Wednesday, September 7, 2011

Enigma of the Stigmata


Enigma of the Stigmata
Devout Chiristians have suffered unexplained wounds like those of Jesus on the cross
In his description of Saint Francis after the saint had had a vision of six seraphim on 14 september 1224, Thomas of Celano says, “His hands and feet seemed pierced in the midst by nails, the heads of the nails appearing in the inner part of the hands and in the upper part of the feet.’ The wounds developed abruptly and stayed with Saint Francis for the remaining two years of his life.

Francis’s wounds were the first known manifestation of a phenomenon known as stigmata. Hundreds of people since have spontaneously suffered lesions resembling those of the crucified Christ. Typically, blood drips from the hands, feet and sides, or even from the head where the crown of thorns would have cut the flesh. Although the Roman method of crucifixion was by nailing through the wrists, victims were convinced it was through the hands and that is where the stigmata appeared. Some stigmatics suffer constantly. Others have the wounds only intermittently, often during trance states while witnessing vivid visions of Christ’s Passion of during specific Christian holy days.
Stigmata may be accompanied by other inexplicable phenomena. Over and 11 year period the blood from the wounds of Domenica Lazzari (1815-1848) defied gravity by flowing upwards. Saint Veronica Giuliani (1660-1727) claimed that her stigmata were both external and internal. She drew diagrams to show where a cross, a crown of thorns, three nails, swords and letter had been impressed on her heart. After her death an autopsy confirmed what she had described.
A noted twentieth- century stigmatic was Therese Neumann (1898-1962), from Konnersreuth In Germany. By the age of 21 she was blind and bedridden after a series of injuries, but her ailments were suddenly cured in 1925 after she had a vision of Saint Therese of Lisieux.
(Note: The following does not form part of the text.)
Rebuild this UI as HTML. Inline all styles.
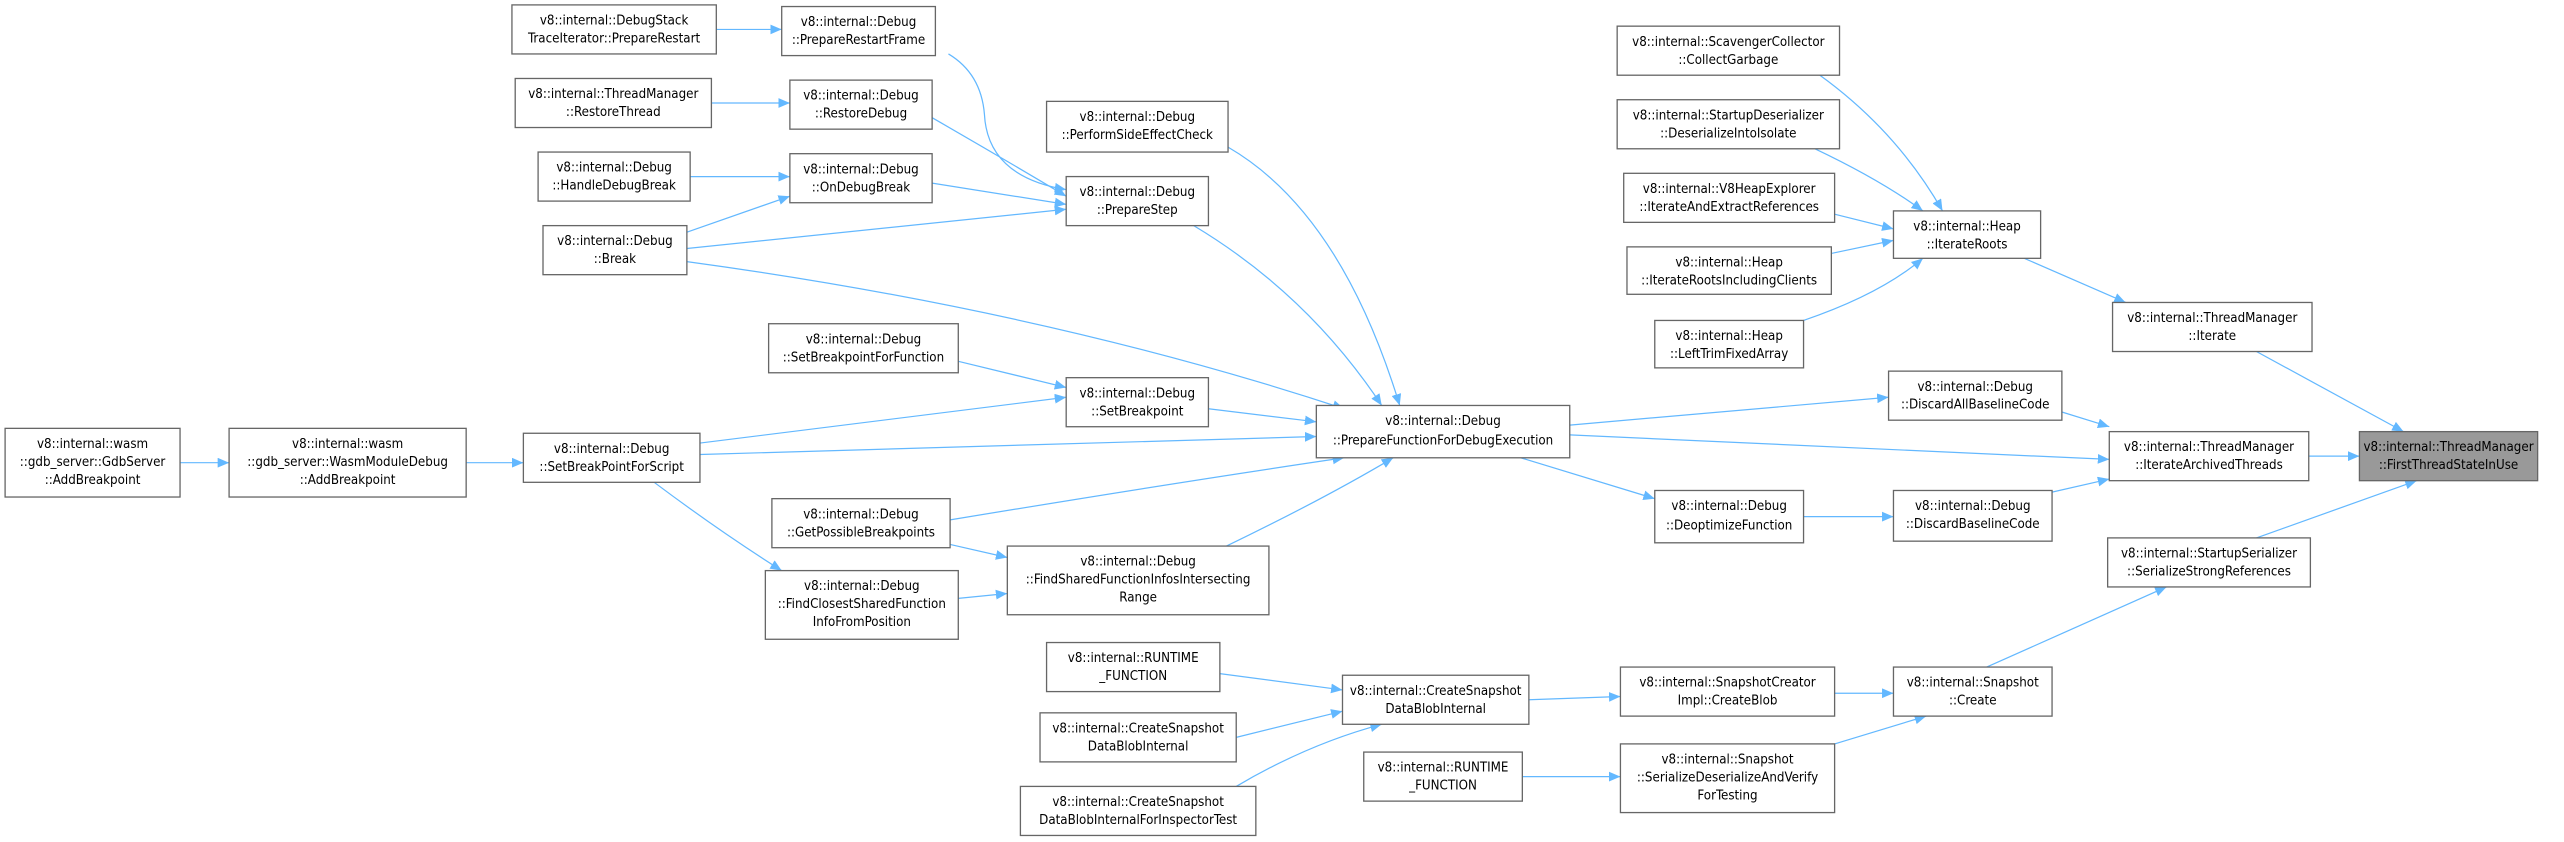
<!DOCTYPE html>
<html><head><meta charset="utf-8"><style>
html,body{margin:0;padding:0;background:#fff;}
svg{display:block;}
text{font-family:"Liberation Sans Narrow","DejaVu Sans Condensed","Liberation Sans",sans-serif;font-size:8.1px;fill:#000;text-anchor:middle;}
.b{fill:#fff;stroke:#666;stroke-width:0.8;}
.g{fill:#999;stroke:#666;stroke-width:0.8;}
.e{fill:none;stroke:#63b8ff;stroke-width:0.75;marker-end:url(#a);}
</style></head><body>
<svg width="2564" height="842" viewBox="0 0 1568 515" xmlns="http://www.w3.org/2000/svg">
<defs><marker id="a" markerUnits="userSpaceOnUse" markerWidth="8" markerHeight="6" refX="7" refY="3" orient="auto"><path d="M0,0 L7,3 L0,6 z" fill="#63b8ff"/></marker></defs>

<path class="e" d="M438,18 L478,18"/>
<path class="e" d="M435,63 L483,63"/>
<path class="e" d="M422,108 L483,108"/>
<path class="e" d="M420,142 L483,120"/>
<path class="e" d="M420,152 L652,128"/>
<path class="e" d="M420,160 Q640,190 822,250"/>
<path class="e" d="M580,33 Q600,45 602,70 Q604,108 652,116"/>
<path class="e" d="M570,72 Q610,95 652,120"/>
<path class="e" d="M570,112 L652,125"/>
<path class="e" d="M751,90 Q820,130 856,248"/>
<path class="e" d="M730,138 Q800,180 845,248"/>
<path class="e" d="M586,221 L652,237"/>
<path class="e" d="M428,271 L652,243"/>
<path class="e" d="M428,278 L805,267"/>
<path class="e" d="M739,250 L805,258"/>
<path class="e" d="M581,318 Q720,295 822,280"/>
<path class="e" d="M750,334 Q810,305 852,280"/>
<path class="e" d="M581,333 L616,341"/>
<path class="e" d="M586,366 L616,363"/>
<path class="e" d="M400,295 Q440,325 478,349"/>
<path class="e" d="M110,283 L140,283"/>
<path class="e" d="M285,283 L320,283"/>
<path class="e" d="M960,260 L1155,243"/>
<path class="e" d="M960,266 L1290,281"/>
<path class="e" d="M930,280 L1012,305"/>
<path class="e" d="M1103,316 L1158,316"/>
<path class="e" d="M1261,252 L1290,261"/>
<path class="e" d="M1255,301 L1290,293"/>
<path class="e" d="M1113,46 Q1160,80 1188,129"/>
<path class="e" d="M1110,91 Q1150,110 1176,129"/>
<path class="e" d="M1122,131 L1158,140"/>
<path class="e" d="M1120,155 L1158,147"/>
<path class="e" d="M1103,196 Q1150,180 1176,158"/>
<path class="e" d="M1238,158 L1300,185"/>
<path class="e" d="M1380,215 L1470,264"/>
<path class="e" d="M1412,279 L1443,279"/>
<path class="e" d="M1380,329 L1478,294"/>
<path class="e" d="M1215,408 L1325,359"/>
<path class="e" d="M746,412 L821,422"/>
<path class="e" d="M756,451 L821,435"/>
<path class="e" d="M756,481 Q800,455 845,443"/>
<path class="e" d="M935,428 L991,426"/>
<path class="e" d="M1122,424 L1158,424"/>
<path class="e" d="M931,475 L991,475"/>
<path class="e" d="M1122,455 L1178,438"/>

<rect class="b" x="3" y="262" width="107" height="42"/><text x="56.5" y="274">v8::internal::wasm</text><text x="56.5" y="285">::gdb_server::GdbServer</text><text x="56.5" y="296">::AddBreakpoint</text>
<rect class="b" x="140" y="262" width="145" height="42"/><text x="212.5" y="274">v8::internal::wasm</text><text x="212.5" y="285">::gdb_server::WasmModuleDebug</text><text x="212.5" y="296">::AddBreakpoint</text>

<rect class="b" x="313" y="3" width="125" height="30"/><text x="375.5" y="15">v8::internal::DebugStack</text><text x="375.5" y="26">TraceIterator::PrepareRestart</text>
<rect class="b" x="315" y="48" width="120" height="30"/><text x="375" y="60">v8::internal::ThreadManager</text><text x="375" y="71">::RestoreThread</text>
<rect class="b" x="329" y="93" width="93" height="30"/><text x="375.5" y="105">v8::internal::Debug</text><text x="375.5" y="116">::HandleDebugBreak</text>
<rect class="b" x="332" y="138" width="88" height="30"/><text x="376" y="150">v8::internal::Debug</text><text x="376" y="161">::Break</text>
<rect class="b" x="320" y="265" width="108" height="30"/><text x="374" y="277">v8::internal::Debug</text><text x="374" y="288">::SetBreakPointForScript</text>

<rect class="b" x="470" y="198" width="116" height="30"/><text x="528" y="210">v8::internal::Debug</text><text x="528" y="221">::SetBreakpointForFunction</text>
<rect class="b" x="472" y="305" width="109" height="30"/><text x="526.5" y="317">v8::internal::Debug</text><text x="526.5" y="328">::GetPossibleBreakpoints</text>
<rect class="b" x="468" y="349" width="118" height="42"/><text x="527" y="361">v8::internal::Debug</text><text x="527" y="372">::FindClosestSharedFunction</text><text x="527" y="383">InfoFromPosition</text>

<rect class="b" x="478" y="4" width="94" height="30"/><text x="525" y="16">v8::internal::Debug</text><text x="525" y="27">::PrepareRestartFrame</text>
<rect class="b" x="483" y="49" width="87" height="30"/><text x="526.5" y="61">v8::internal::Debug</text><text x="526.5" y="72">::RestoreDebug</text>
<rect class="b" x="483" y="94" width="87" height="30"/><text x="526.5" y="106">v8::internal::Debug</text><text x="526.5" y="117">::OnDebugBreak</text>

<rect class="b" x="640" y="62" width="111" height="31"/><text x="695.5" y="74">v8::internal::Debug</text><text x="695.5" y="85">::PerformSideEffectCheck</text>
<rect class="b" x="652" y="108" width="87" height="30"/><text x="695.5" y="120">v8::internal::Debug</text><text x="695.5" y="131">::PrepareStep</text>
<rect class="b" x="652" y="231" width="87" height="30"/><text x="695.5" y="243">v8::internal::Debug</text><text x="695.5" y="254">::SetBreakpoint</text>
<rect class="b" x="616" y="334" width="160" height="42"/><text x="696" y="346">v8::internal::Debug</text><text x="696" y="357">::FindSharedFunctionInfosIntersecting</text><text x="696" y="368">Range</text>
<rect class="b" x="640" y="393" width="106" height="30"/><text x="693" y="405">v8::internal::RUNTIME</text><text x="693" y="416">_FUNCTION</text>
<rect class="b" x="636" y="436" width="120" height="30"/><text x="696" y="448">v8::internal::CreateSnapshot</text><text x="696" y="459">DataBlobInternal</text>
<rect class="b" x="624" y="481" width="144" height="30"/><text x="696" y="493">v8::internal::CreateSnapshot</text><text x="696" y="504">DataBlobInternalForInspectorTest</text>

<rect class="b" x="805" y="248" width="155" height="32"/><text x="882.5" y="260">v8::internal::Debug</text><text x="882.5" y="272">::PrepareFunctionForDebugExecution</text>
<rect class="b" x="821" y="413" width="114" height="30"/><text x="878" y="425">v8::internal::CreateSnapshot</text><text x="878" y="436">DataBlobInternal</text>
<rect class="b" x="834" y="460" width="97" height="30"/><text x="882.5" y="472">v8::internal::RUNTIME</text><text x="882.5" y="483">_FUNCTION</text>

<rect class="b" x="989" y="16" width="136" height="30"/><text x="1057" y="28">v8::internal::ScavengerCollector</text><text x="1057" y="39">::CollectGarbage</text>
<rect class="b" x="989" y="61" width="136" height="30"/><text x="1057" y="73">v8::internal::StartupDeserializer</text><text x="1057" y="84">::DeserializeIntoIsolate</text>
<rect class="b" x="993" y="106" width="129" height="30"/><text x="1057.5" y="118">v8::internal::V8HeapExplorer</text><text x="1057.5" y="129">::IterateAndExtractReferences</text>
<rect class="b" x="995" y="151" width="125" height="29"/><text x="1057.5" y="163">v8::internal::Heap</text><text x="1057.5" y="174">::IterateRootsIncludingClients</text>
<rect class="b" x="1012" y="196" width="91" height="29"/><text x="1057.5" y="208">v8::internal::Heap</text><text x="1057.5" y="219">::LeftTrimFixedArray</text>
<rect class="b" x="1158" y="129" width="90" height="29"/><text x="1203" y="141">v8::internal::Heap</text><text x="1203" y="152">::IterateRoots</text>
<rect class="b" x="1155" y="227" width="106" height="30"/><text x="1208" y="239">v8::internal::Debug</text><text x="1208" y="250">::DiscardAllBaselineCode</text>
<rect class="b" x="1158" y="300" width="97" height="31"/><text x="1206.5" y="312">v8::internal::Debug</text><text x="1206.5" y="323">::DiscardBaselineCode</text>
<rect class="b" x="1012" y="300" width="91" height="32"/><text x="1057.5" y="312">v8::internal::Debug</text><text x="1057.5" y="324">::DeoptimizeFunction</text>
<rect class="b" x="991" y="408" width="131" height="30"/><text x="1056.5" y="420">v8::internal::SnapshotCreator</text><text x="1056.5" y="431">Impl::CreateBlob</text>
<rect class="b" x="991" y="455" width="131" height="42"/><text x="1056.5" y="467">v8::internal::Snapshot</text><text x="1056.5" y="478">::SerializeDeserializeAndVerify</text><text x="1056.5" y="489">ForTesting</text>
<rect class="b" x="1158" y="408" width="97" height="30"/><text x="1206.5" y="420">v8::internal::Snapshot</text><text x="1206.5" y="431">::Create</text>

<rect class="b" x="1292" y="185" width="122" height="30"/><text x="1353" y="197">v8::internal::ThreadManager</text><text x="1353" y="208">::Iterate</text>
<rect class="b" x="1290" y="264" width="122" height="30"/><text x="1351" y="276">v8::internal::ThreadManager</text><text x="1351" y="287">::IterateArchivedThreads</text>
<rect class="b" x="1289" y="329" width="124" height="30"/><text x="1351" y="341">v8::internal::StartupSerializer</text><text x="1351" y="352">::SerializeStrongReferences</text>
<rect class="g" x="1443" y="264" width="109" height="30"/><text x="1497.5" y="276">v8::internal::ThreadManager</text><text x="1497.5" y="287">::FirstThreadStateInUse</text>
</svg>
</body></html>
The following year, during Lent, Neumann announced that Christ had appeared before her. Immediately she felt excruciating pain, and blood began t flow from a side wound. Every Friday that followed, the wound reappeared, healing a day or so later. On good Friday her family saw blood flowing from her side, hands and feet, while bloody tears dripped from her eyes. Then stigmata began appearing on her forehead, and she started losing up to half a liter of blood a day.
Power of the mind?  Since the eighteenth century researchers have noted that many stigmatics have ‘dissociative personalities’, characterised by radical mood swings, trances and visionary states. Skeptics argue that stigmata are psychosomatic, gererated by the effect of the mind on the body. Brititsh researcher Ian Wilson, in his 1988 book The Bleeding Mind, supports the theory that such wounds are self induced and attributable to intolerable personal stress. Even early this century Professor Charles Richet suggested that the wounds show the power of the mind over the circulation processes of the skin. But such mind body effects have not been conclusively demonstrated. When scientists have tried, through suggestion, to duplicate stigmata on hypnotized subjects, the results have been no more than red marks on the skin, nothing like the wounds associated with true stigmatics.
For the devout, no ‘natural’ explanation of stigmata is necessary. Some non-religious theorists, meanwhile, believe they may involve both normal and paranormal elements. Parapsychologist D. Scott Rogo has speculated that true stigmata ‘are most likely to occur when the victim is a contemplative who is prone to hysteria, but who also possesses great psychic powers. The sufferer literally directs psychokinesis onto his won body. This forces lesions to open in the flesh.’